═══ DATA

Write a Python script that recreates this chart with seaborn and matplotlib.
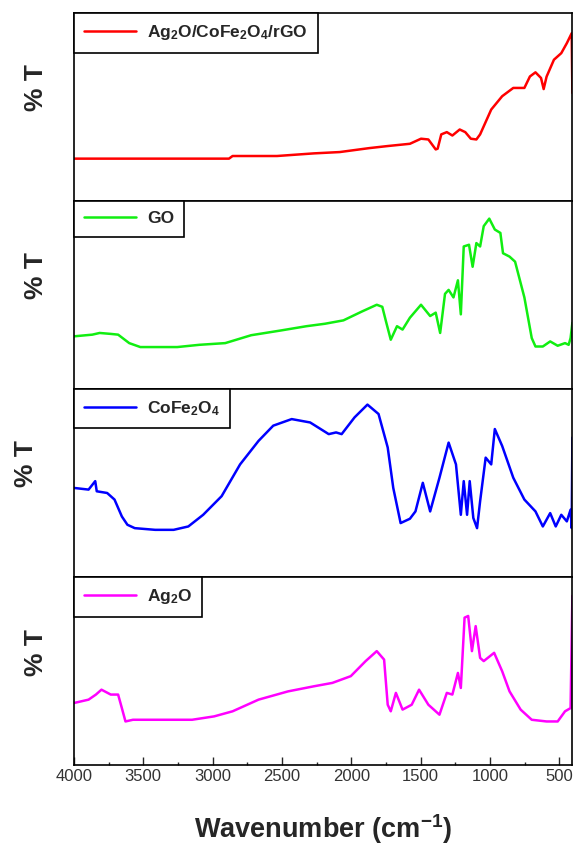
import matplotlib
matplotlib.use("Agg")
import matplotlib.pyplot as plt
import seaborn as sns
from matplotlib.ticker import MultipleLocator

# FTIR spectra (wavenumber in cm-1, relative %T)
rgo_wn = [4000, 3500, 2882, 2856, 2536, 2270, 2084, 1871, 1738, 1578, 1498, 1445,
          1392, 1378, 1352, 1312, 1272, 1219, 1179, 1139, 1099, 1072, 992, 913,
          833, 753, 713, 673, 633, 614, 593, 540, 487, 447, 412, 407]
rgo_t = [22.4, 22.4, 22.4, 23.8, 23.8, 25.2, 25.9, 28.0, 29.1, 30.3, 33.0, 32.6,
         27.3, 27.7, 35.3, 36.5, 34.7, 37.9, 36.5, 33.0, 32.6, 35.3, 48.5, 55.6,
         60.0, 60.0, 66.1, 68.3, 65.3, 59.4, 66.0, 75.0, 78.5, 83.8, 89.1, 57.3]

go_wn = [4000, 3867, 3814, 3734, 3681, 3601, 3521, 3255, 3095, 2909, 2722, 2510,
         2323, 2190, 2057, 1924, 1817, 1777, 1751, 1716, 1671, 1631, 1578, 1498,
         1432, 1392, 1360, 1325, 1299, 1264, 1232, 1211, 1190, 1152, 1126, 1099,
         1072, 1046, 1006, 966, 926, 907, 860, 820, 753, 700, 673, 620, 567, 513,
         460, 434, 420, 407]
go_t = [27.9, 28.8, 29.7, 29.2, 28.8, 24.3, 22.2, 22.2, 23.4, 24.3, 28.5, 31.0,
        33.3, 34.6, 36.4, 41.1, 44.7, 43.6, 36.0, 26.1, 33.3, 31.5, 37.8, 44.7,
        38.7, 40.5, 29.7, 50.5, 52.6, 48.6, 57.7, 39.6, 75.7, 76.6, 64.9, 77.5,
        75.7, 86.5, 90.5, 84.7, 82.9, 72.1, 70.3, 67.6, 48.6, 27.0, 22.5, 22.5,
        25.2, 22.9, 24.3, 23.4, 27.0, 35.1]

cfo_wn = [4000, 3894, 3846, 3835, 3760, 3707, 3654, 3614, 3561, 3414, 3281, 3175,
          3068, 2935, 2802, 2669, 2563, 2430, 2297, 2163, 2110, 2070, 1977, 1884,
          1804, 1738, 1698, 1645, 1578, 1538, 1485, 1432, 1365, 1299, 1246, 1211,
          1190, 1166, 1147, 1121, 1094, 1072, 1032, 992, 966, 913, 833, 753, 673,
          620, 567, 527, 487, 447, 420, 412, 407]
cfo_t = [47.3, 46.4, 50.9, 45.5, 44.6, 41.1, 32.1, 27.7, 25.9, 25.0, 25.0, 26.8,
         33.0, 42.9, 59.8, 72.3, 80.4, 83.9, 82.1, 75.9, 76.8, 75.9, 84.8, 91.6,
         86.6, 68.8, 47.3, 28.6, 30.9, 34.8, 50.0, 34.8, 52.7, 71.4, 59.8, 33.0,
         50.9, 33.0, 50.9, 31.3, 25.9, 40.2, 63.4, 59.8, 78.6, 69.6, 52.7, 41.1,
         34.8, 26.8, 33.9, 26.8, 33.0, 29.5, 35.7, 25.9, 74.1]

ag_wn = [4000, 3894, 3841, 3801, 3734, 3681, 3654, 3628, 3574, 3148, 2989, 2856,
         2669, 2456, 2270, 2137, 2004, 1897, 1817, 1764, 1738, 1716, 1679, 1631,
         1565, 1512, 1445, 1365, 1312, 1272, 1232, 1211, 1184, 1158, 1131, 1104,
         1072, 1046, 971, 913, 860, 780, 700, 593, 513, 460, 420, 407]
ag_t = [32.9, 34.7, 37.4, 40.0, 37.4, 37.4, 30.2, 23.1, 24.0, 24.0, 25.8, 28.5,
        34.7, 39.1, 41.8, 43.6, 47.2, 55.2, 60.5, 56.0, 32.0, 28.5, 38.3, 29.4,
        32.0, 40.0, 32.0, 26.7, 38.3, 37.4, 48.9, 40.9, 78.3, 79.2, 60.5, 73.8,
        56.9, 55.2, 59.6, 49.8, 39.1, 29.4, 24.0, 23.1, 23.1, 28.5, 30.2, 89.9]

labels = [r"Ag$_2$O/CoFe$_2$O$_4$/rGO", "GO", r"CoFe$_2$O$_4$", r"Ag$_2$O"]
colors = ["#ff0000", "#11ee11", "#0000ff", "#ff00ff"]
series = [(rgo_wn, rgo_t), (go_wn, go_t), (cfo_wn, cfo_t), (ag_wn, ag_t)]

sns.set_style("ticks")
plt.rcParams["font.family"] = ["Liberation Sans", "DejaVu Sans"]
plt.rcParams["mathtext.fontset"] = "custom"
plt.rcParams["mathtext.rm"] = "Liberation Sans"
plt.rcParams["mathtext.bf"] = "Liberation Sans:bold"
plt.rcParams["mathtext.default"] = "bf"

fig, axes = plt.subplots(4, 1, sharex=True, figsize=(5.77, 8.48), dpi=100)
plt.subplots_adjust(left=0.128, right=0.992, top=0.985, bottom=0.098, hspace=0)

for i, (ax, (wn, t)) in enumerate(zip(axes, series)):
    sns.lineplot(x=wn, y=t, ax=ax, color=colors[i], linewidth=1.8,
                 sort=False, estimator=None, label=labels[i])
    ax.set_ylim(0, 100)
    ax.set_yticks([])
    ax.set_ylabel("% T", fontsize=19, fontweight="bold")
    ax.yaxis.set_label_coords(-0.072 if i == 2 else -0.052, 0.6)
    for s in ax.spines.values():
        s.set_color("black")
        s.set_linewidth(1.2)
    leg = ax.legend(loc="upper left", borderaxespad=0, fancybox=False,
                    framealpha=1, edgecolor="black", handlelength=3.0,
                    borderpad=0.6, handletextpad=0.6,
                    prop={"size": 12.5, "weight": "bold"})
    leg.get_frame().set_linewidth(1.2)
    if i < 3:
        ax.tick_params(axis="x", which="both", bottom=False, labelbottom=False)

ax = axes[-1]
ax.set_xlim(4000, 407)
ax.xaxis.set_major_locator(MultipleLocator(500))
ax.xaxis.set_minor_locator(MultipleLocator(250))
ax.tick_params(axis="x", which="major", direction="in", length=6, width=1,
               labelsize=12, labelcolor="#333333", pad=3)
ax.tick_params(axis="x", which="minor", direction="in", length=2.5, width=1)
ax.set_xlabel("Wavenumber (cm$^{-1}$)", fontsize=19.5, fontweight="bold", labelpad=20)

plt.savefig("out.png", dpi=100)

══════

▶ EXERCISE DESCRIPTION
Begin at the first line of the material and copy each line exactly through the one containing "34.8, 26.8, 33.9, 26.8, 33.0, 29.5, 35.7, 25.9, 74.1]". Omit pictures.

▶ TASK SOLUTION
Write a Python script that recreates this chart with seaborn and matplotlib.
import matplotlib
matplotlib.use("Agg")
import matplotlib.pyplot as plt
import seaborn as sns
from matplotlib.ticker import MultipleLocator

# FTIR spectra (wavenumber in cm-1, relative %T)
rgo_wn = [4000, 3500, 2882, 2856, 2536, 2270, 2084, 1871, 1738, 1578, 1498, 1445,
          1392, 1378, 1352, 1312, 1272, 1219, 1179, 1139, 1099, 1072, 992, 913,
          833, 753, 713, 673, 633, 614, 593, 540, 487, 447, 412, 407]
rgo_t = [22.4, 22.4, 22.4, 23.8, 23.8, 25.2, 25.9, 28.0, 29.1, 30.3, 33.0, 32.6,
         27.3, 27.7, 35.3, 36.5, 34.7, 37.9, 36.5, 33.0, 32.6, 35.3, 48.5, 55.6,
         60.0, 60.0, 66.1, 68.3, 65.3, 59.4, 66.0, 75.0, 78.5, 83.8, 89.1, 57.3]

go_wn = [4000, 3867, 3814, 3734, 3681, 3601, 3521, 3255, 3095, 2909, 2722, 2510,
         2323, 2190, 2057, 1924, 1817, 1777, 1751, 1716, 1671, 1631, 1578, 1498,
         1432, 1392, 1360, 1325, 1299, 1264, 1232, 1211, 1190, 1152, 1126, 1099,
         1072, 1046, 1006, 966, 926, 907, 860, 820, 753, 700, 673, 620, 567, 513,
         460, 434, 420, 407]
go_t = [27.9, 28.8, 29.7, 29.2, 28.8, 24.3, 22.2, 22.2, 23.4, 24.3, 28.5, 31.0,
        33.3, 34.6, 36.4, 41.1, 44.7, 43.6, 36.0, 26.1, 33.3, 31.5, 37.8, 44.7,
        38.7, 40.5, 29.7, 50.5, 52.6, 48.6, 57.7, 39.6, 75.7, 76.6, 64.9, 77.5,
        75.7, 86.5, 90.5, 84.7, 82.9, 72.1, 70.3, 67.6, 48.6, 27.0, 22.5, 22.5,
        25.2, 22.9, 24.3, 23.4, 27.0, 35.1]

cfo_wn = [4000, 3894, 3846, 3835, 3760, 3707, 3654, 3614, 3561, 3414, 3281, 3175,
          3068, 2935, 2802, 2669, 2563, 2430, 2297, 2163, 2110, 2070, 1977, 1884,
          1804, 1738, 1698, 1645, 1578, 1538, 1485, 1432, 1365, 1299, 1246, 1211,
          1190, 1166, 1147, 1121, 1094, 1072, 1032, 992, 966, 913, 833, 753, 673,
          620, 567, 527, 487, 447, 420, 412, 407]
cfo_t = [47.3, 46.4, 50.9, 45.5, 44.6, 41.1, 32.1, 27.7, 25.9, 25.0, 25.0, 26.8,
         33.0, 42.9, 59.8, 72.3, 80.4, 83.9, 82.1, 75.9, 76.8, 75.9, 84.8, 91.6,
         86.6, 68.8, 47.3, 28.6, 30.9, 34.8, 50.0, 34.8, 52.7, 71.4, 59.8, 33.0,
         50.9, 33.0, 50.9, 31.3, 25.9, 40.2, 63.4, 59.8, 78.6, 69.6, 52.7, 41.1,
         34.8, 26.8, 33.9, 26.8, 33.0, 29.5, 35.7, 25.9, 74.1]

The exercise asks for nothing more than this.